→ DATA BLOCK
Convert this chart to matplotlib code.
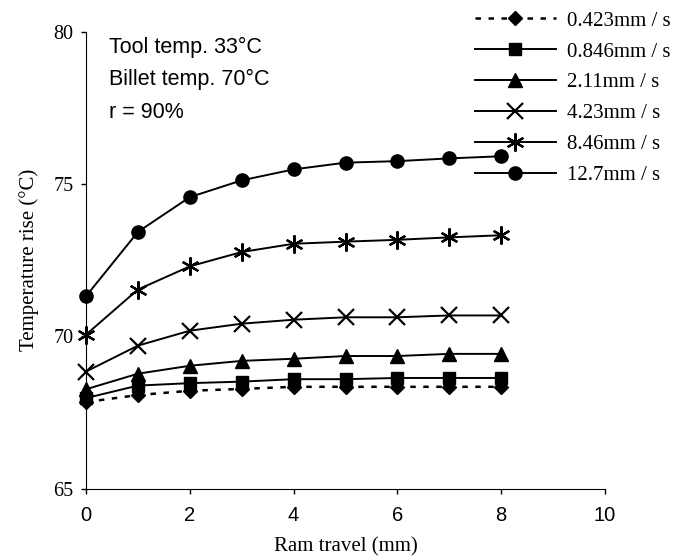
import matplotlib
matplotlib.use('Agg')
from matplotlib import pyplot as plt

# Ram travel (mm)
ram_travel = [0, 1, 2, 3, 4, 5, 6, 7, 8]

# temperature rise for each ram speed
temp_0423 = [67.85, 68.08, 68.22, 68.28, 68.35, 68.35, 68.35, 68.35, 68.35]
temp_0846 = [67.98, 68.39, 68.47, 68.52, 68.60, 68.60, 68.64, 68.64, 68.64]
temp_211 = [68.27, 68.78, 69.04, 69.20, 69.27, 69.36, 69.36, 69.43, 69.43]
temp_423 = [68.85, 69.70, 70.19, 70.42, 70.55, 70.63, 70.63, 70.69, 70.69]
temp_846 = [70.06, 71.54, 72.30, 72.77, 73.04, 73.11, 73.17, 73.25, 73.32]
temp_127 = [71.32, 73.43, 74.57, 75.12, 75.48, 75.70, 75.75, 75.84, 75.91]

labels = ['0.423mm / s', '0.846mm / s', '2.11mm / s', '4.23mm / s', '8.46mm / s', '12.7mm / s']
x_ticks = [0, 2, 4, 6, 8, 10]
y_ticks = [65, 70, 75, 80]

serif = 'Liberation Serif'
sans = 'Liberation Sans'

fig = plt.figure(figsize=(6.88, 5.58), dpi=100)
ax = fig.add_axes([0.125, 0.1237, 0.7544, 0.8198])

lw = 1.4
ax.plot(ram_travel, temp_0423, color='black', linestyle=(0, (2.2, 3)), linewidth=1.8,
        marker='D', markersize=7.5, label=labels[0])
ax.plot(ram_travel, temp_0846, color='black', linewidth=lw, marker='s', markersize=8.6, label=labels[1])
ax.plot(ram_travel, temp_211, color='black', linewidth=lw, marker='^', markersize=10.5, label=labels[2])
ax.plot(ram_travel, temp_423, color='black', linewidth=lw, marker='x', markersize=11,
        markeredgewidth=1.6, label=labels[3])
ax.plot(ram_travel, temp_846, color='black', linewidth=lw, marker=(6, 2, 0), markersize=13,
        markeredgewidth=1.6, label=labels[4])
ax.plot(ram_travel, temp_127, color='black', linewidth=lw, marker='o', markersize=9.5, label=labels[5])

ax.set_xlim(0, 10)
ax.set_ylim(65, 80)
ax.set_xticks(x_ticks)
ax.set_yticks(y_ticks)
ax.set_xticklabels([str(t) for t in x_ticks], fontfamily=sans, fontsize=14.5)
ax.set_yticklabels([str(t) for t in y_ticks], fontfamily=serif, fontsize=14.5)
ax.tick_params(direction='out', length=3.6, width=1, colors='black')
ax.tick_params(axis='x', pad=8.5)
ax.tick_params(axis='y', pad=5.5)
ax.spines['top'].set_visible(False)
ax.spines['right'].set_visible(False)
for line in ax.lines:
    line.set_clip_on(False)

ax.set_xlabel('Ram travel (mm)', fontfamily=serif, fontsize=15, labelpad=9)
ax.set_ylabel('Temperature rise (°C)', fontfamily=serif, fontsize=15, labelpad=10)

ax.text(0.044, 0.952, 'Tool temp. 33°C', transform=ax.transAxes, fontfamily=sans, fontsize=15.5)
ax.text(0.044, 0.883, 'Billet temp. 70°C', transform=ax.transAxes, fontfamily=sans, fontsize=15.5)
ax.text(0.044, 0.810, 'r = 90%', transform=ax.transAxes, fontfamily=sans, fontsize=15.5)

ax.legend(loc='upper left', bbox_to_anchor=(0.690, 0.980), bbox_transform=fig.transFigure,
          frameon=False, prop={'family': serif, 'size': 15}, handlelength=3.9,
          handletextpad=0.53, labelspacing=0.54, borderpad=0, borderaxespad=0)

plt.savefig('out.png', dpi=100)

→ SHORT PROBLEM
Wherever a line in the data above holds "matplotlib", copy that line.

→ THE ANSWER
Convert this chart to matplotlib code.
import matplotlib
matplotlib.use('Agg')
from matplotlib import pyplot as plt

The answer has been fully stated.